** BEGIN **
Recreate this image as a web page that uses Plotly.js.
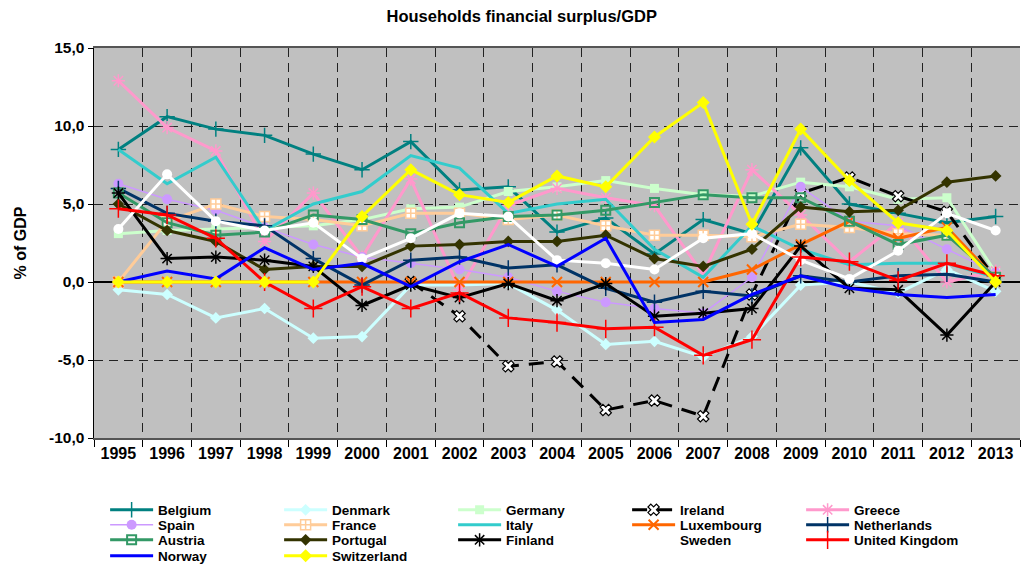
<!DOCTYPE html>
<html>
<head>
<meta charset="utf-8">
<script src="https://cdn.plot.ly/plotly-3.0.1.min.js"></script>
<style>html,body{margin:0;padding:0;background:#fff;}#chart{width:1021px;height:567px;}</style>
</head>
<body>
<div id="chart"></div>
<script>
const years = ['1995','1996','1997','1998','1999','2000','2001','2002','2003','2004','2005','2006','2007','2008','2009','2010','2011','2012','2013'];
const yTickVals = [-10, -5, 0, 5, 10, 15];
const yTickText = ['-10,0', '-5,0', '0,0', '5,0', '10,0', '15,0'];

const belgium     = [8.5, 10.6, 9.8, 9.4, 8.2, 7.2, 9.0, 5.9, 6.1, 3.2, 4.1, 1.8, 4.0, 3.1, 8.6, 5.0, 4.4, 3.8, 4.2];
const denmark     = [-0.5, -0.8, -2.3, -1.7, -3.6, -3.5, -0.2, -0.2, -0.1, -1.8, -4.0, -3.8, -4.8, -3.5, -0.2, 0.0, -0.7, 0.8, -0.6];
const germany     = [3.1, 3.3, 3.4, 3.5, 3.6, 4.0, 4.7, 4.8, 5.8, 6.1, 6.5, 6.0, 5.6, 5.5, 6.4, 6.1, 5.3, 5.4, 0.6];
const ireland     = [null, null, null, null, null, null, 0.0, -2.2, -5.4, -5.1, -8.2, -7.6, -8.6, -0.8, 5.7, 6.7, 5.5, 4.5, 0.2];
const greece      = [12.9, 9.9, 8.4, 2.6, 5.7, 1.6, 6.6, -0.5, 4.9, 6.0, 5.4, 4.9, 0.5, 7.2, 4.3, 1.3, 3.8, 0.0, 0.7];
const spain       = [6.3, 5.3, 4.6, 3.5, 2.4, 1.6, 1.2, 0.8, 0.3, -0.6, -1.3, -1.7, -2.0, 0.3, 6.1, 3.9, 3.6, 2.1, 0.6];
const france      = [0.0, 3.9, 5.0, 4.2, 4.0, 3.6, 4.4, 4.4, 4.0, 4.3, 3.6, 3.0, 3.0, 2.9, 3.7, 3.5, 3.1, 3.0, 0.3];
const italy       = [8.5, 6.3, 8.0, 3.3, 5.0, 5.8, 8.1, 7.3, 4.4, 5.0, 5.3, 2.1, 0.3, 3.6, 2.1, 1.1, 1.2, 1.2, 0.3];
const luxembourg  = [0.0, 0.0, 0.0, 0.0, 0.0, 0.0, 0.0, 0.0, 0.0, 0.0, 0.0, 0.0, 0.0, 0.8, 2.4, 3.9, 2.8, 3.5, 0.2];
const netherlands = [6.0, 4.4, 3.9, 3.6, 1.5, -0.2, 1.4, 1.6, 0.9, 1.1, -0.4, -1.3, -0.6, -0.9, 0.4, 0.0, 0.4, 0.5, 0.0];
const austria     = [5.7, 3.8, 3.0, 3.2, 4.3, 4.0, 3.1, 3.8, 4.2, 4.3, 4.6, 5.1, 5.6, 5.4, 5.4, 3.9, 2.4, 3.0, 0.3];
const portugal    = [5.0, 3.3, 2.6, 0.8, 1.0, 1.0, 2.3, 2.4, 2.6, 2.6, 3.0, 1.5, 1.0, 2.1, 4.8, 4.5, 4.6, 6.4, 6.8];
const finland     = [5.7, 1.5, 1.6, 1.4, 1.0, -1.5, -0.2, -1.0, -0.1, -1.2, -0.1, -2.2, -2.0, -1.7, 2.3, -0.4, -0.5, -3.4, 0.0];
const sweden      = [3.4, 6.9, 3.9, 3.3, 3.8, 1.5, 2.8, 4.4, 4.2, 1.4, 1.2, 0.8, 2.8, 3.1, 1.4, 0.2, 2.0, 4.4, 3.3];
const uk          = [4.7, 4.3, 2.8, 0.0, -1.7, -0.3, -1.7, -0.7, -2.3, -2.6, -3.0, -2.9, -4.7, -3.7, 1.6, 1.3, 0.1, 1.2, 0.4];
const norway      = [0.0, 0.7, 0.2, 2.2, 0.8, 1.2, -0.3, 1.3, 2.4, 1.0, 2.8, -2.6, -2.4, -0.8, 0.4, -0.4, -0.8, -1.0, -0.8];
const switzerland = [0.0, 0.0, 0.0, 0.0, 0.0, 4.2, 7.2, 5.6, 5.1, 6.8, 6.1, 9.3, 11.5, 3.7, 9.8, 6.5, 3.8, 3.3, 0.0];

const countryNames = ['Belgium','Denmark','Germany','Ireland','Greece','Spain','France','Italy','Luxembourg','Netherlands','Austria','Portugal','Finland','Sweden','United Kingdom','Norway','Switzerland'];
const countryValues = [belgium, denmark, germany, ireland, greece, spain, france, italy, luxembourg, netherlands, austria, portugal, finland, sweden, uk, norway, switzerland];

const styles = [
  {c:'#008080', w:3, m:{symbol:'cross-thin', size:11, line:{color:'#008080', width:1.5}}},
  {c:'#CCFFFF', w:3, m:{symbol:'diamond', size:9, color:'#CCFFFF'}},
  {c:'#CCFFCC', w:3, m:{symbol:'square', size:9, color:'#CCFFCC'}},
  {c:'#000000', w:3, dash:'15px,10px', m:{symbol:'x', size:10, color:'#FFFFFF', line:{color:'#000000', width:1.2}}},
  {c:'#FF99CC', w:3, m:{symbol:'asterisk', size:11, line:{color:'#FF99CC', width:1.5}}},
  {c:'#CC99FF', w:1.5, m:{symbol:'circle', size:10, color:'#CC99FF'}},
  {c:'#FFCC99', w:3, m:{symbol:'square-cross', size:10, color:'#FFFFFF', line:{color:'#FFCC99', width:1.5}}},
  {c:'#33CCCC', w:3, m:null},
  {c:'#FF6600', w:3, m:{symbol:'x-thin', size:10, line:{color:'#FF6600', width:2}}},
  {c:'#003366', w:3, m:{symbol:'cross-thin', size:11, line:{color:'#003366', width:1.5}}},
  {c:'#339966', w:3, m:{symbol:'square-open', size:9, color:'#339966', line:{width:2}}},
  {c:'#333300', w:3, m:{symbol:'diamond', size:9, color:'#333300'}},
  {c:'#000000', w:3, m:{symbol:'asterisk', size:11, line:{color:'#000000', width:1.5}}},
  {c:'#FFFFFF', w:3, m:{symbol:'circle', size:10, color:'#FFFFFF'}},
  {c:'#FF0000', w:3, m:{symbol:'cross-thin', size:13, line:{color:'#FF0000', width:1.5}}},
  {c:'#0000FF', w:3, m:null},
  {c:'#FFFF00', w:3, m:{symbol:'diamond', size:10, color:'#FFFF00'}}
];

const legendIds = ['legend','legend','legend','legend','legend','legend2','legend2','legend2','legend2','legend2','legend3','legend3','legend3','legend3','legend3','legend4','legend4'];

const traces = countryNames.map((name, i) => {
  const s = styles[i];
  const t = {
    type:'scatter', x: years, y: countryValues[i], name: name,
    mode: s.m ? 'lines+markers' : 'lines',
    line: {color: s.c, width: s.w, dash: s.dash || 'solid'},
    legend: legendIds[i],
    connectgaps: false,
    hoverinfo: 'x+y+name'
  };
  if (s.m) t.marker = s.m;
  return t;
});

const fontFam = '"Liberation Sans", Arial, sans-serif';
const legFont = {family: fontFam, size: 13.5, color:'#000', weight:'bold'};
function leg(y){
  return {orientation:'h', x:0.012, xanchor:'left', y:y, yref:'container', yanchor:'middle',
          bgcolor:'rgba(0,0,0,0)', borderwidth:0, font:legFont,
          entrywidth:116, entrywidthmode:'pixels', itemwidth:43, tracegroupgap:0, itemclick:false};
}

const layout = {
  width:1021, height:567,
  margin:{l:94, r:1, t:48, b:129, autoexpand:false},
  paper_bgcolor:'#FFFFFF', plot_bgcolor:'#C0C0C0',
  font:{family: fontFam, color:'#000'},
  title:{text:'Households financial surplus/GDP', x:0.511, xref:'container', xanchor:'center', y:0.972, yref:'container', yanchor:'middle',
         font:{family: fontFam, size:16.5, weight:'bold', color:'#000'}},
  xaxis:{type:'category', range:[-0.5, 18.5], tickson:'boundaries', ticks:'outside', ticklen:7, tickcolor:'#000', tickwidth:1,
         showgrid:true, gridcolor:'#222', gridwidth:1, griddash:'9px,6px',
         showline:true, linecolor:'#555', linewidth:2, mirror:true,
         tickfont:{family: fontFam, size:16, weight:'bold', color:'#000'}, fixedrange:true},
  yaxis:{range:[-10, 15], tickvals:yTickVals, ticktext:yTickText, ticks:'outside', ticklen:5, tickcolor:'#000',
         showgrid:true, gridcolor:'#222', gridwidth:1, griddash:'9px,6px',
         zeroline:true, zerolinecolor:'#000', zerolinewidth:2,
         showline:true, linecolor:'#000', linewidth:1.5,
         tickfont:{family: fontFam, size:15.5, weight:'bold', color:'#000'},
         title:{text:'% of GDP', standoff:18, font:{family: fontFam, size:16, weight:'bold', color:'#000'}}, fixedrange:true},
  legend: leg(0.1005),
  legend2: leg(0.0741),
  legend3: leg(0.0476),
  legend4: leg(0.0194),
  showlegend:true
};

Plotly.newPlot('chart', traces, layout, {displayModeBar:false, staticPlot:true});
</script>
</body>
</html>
** END **
### Short problem
Write out an exact copy of the listing, first line through the line containing "['-10,0', '-5,0', '0,0', '5,0', '10,0', '15,0'];", with the pictures left out.

### Response for this exercise
Recreate this image as a web page that uses Plotly.js.
<!DOCTYPE html>
<html>
<head>
<meta charset="utf-8">
<script src="https://cdn.plot.ly/plotly-3.0.1.min.js"></script>
<style>html,body{margin:0;padding:0;background:#fff;}#chart{width:1021px;height:567px;}</style>
</head>
<body>
<div id="chart"></div>
<script>
const years = ['1995','1996','1997','1998','1999','2000','2001','2002','2003','2004','2005','2006','2007','2008','2009','2010','2011','2012','2013'];
const yTickVals = [-10, -5, 0, 5, 10, 15];
const yTickText = ['-10,0', '-5,0', '0,0', '5,0', '10,0', '15,0'];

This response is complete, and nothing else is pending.